» SET PROBLEM:
The listing below must be repeated word for word, with its images excluded.
——
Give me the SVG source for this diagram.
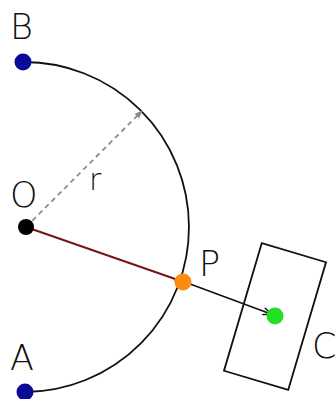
<svg xmlns="http://www.w3.org/2000/svg" width="335" height="399" viewBox="0 0 335 399">
<defs>
<style>
.lbl{font-family:"DejaVu Sans","Liberation Sans",sans-serif;font-weight:200;font-size:35px;fill:#111}
.sm{font-size:30px}
.arc{fill:none;stroke:#111;stroke-width:1.8}
.dot{stroke:none}
</style>
<marker id="ahRed" viewBox="0 0 10 10" refX="9" refY="5" markerWidth="7" markerHeight="7" markerUnits="userSpaceOnUse" orient="auto">
<path d="M0,1 L10,5 L0,9 z" fill="#a03030"/>
</marker>
<marker id="ahBlack" viewBox="0 0 10 10" refX="9" refY="5" markerWidth="9" markerHeight="9" markerUnits="userSpaceOnUse" orient="auto">
<path d="M0,1 L10,5 L0,9" fill="none" stroke="#111" stroke-width="1.6"/>
</marker>
<marker id="ahGray" viewBox="0 0 10 10" refX="9" refY="5" markerWidth="8" markerHeight="8" markerUnits="userSpaceOnUse" orient="auto">
<path d="M0,1 L10,5 L0,9 z" fill="#888"/>
</marker>
</defs>
<g id="circle-arc">
<path class="arc" d="M23,62 A165,165 0 0 1 25,392"/>
</g>
<g id="rect-C">
<rect x="-33.5" y="-66.5" width="67" height="133" transform="translate(275,316.5) rotate(16.5)" fill="none" stroke="#111" stroke-width="1.8"/>
</g>
<g id="connectors">
<line x1="26" y1="227" x2="142" y2="111" stroke="#8c8c8c" stroke-width="1.8" stroke-dasharray="5,4" marker-end="url(#ahGray)"/>
<line x1="26" y1="227" x2="181" y2="281" stroke="#7a1414" stroke-width="2" marker-end="url(#ahRed)"/>
<line x1="182" y1="281" x2="271" y2="314" stroke="#111" stroke-width="1.6" marker-end="url(#ahBlack)"/>
</g>
<g id="node-B"><circle class="dot" cx="23" cy="62" r="8.5" fill="#0a0a96"/><text class="lbl" x="10" y="39">B</text></g>
<g id="node-O"><circle class="dot" cx="26" cy="227" r="8" fill="#000"/><text class="lbl" x="10" y="207">O</text></g>
<g id="node-A"><circle class="dot" cx="25" cy="392" r="8.5" fill="#0a0a96"/><text class="lbl" x="10" y="370">A</text></g>
<g id="node-P"><circle class="dot" cx="183" cy="282" r="8.5" fill="#ff8a10"/><text class="lbl" x="199" y="276">P</text></g>
<g id="node-G"><circle class="dot" cx="275" cy="316" r="8.5" fill="#22e022"/></g>
<g id="label-C"><text class="lbl" x="312" y="358">C</text></g>
<g id="label-r"><text class="lbl sm" x="89" y="190">r</text></g>
</svg>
——
» RESULT OF THE EXERCISE:
Give me the SVG source for this diagram.
<svg xmlns="http://www.w3.org/2000/svg" width="335" height="399" viewBox="0 0 335 399">
<defs>
<style>
.lbl{font-family:"DejaVu Sans","Liberation Sans",sans-serif;font-weight:200;font-size:35px;fill:#111}
.sm{font-size:30px}
.arc{fill:none;stroke:#111;stroke-width:1.8}
.dot{stroke:none}
</style>
<marker id="ahRed" viewBox="0 0 10 10" refX="9" refY="5" markerWidth="7" markerHeight="7" markerUnits="userSpaceOnUse" orient="auto">
<path d="M0,1 L10,5 L0,9 z" fill="#a03030"/>
</marker>
<marker id="ahBlack" viewBox="0 0 10 10" refX="9" refY="5" markerWidth="9" markerHeight="9" markerUnits="userSpaceOnUse" orient="auto">
<path d="M0,1 L10,5 L0,9" fill="none" stroke="#111" stroke-width="1.6"/>
</marker>
<marker id="ahGray" viewBox="0 0 10 10" refX="9" refY="5" markerWidth="8" markerHeight="8" markerUnits="userSpaceOnUse" orient="auto">
<path d="M0,1 L10,5 L0,9 z" fill="#888"/>
</marker>
</defs>
<g id="circle-arc">
<path class="arc" d="M23,62 A165,165 0 0 1 25,392"/>
</g>
<g id="rect-C">
<rect x="-33.5" y="-66.5" width="67" height="133" transform="translate(275,316.5) rotate(16.5)" fill="none" stroke="#111" stroke-width="1.8"/>
</g>
<g id="connectors">
<line x1="26" y1="227" x2="142" y2="111" stroke="#8c8c8c" stroke-width="1.8" stroke-dasharray="5,4" marker-end="url(#ahGray)"/>
<line x1="26" y1="227" x2="181" y2="281" stroke="#7a1414" stroke-width="2" marker-end="url(#ahRed)"/>
<line x1="182" y1="281" x2="271" y2="314" stroke="#111" stroke-width="1.6" marker-end="url(#ahBlack)"/>
</g>
<g id="node-B"><circle class="dot" cx="23" cy="62" r="8.5" fill="#0a0a96"/><text class="lbl" x="10" y="39">B</text></g>
<g id="node-O"><circle class="dot" cx="26" cy="227" r="8" fill="#000"/><text class="lbl" x="10" y="207">O</text></g>
<g id="node-A"><circle class="dot" cx="25" cy="392" r="8.5" fill="#0a0a96"/><text class="lbl" x="10" y="370">A</text></g>
<g id="node-P"><circle class="dot" cx="183" cy="282" r="8.5" fill="#ff8a10"/><text class="lbl" x="199" y="276">P</text></g>
<g id="node-G"><circle class="dot" cx="275" cy="316" r="8.5" fill="#22e022"/></g>
<g id="label-C"><text class="lbl" x="312" y="358">C</text></g>
<g id="label-r"><text class="lbl sm" x="89" y="190">r</text></g>
</svg>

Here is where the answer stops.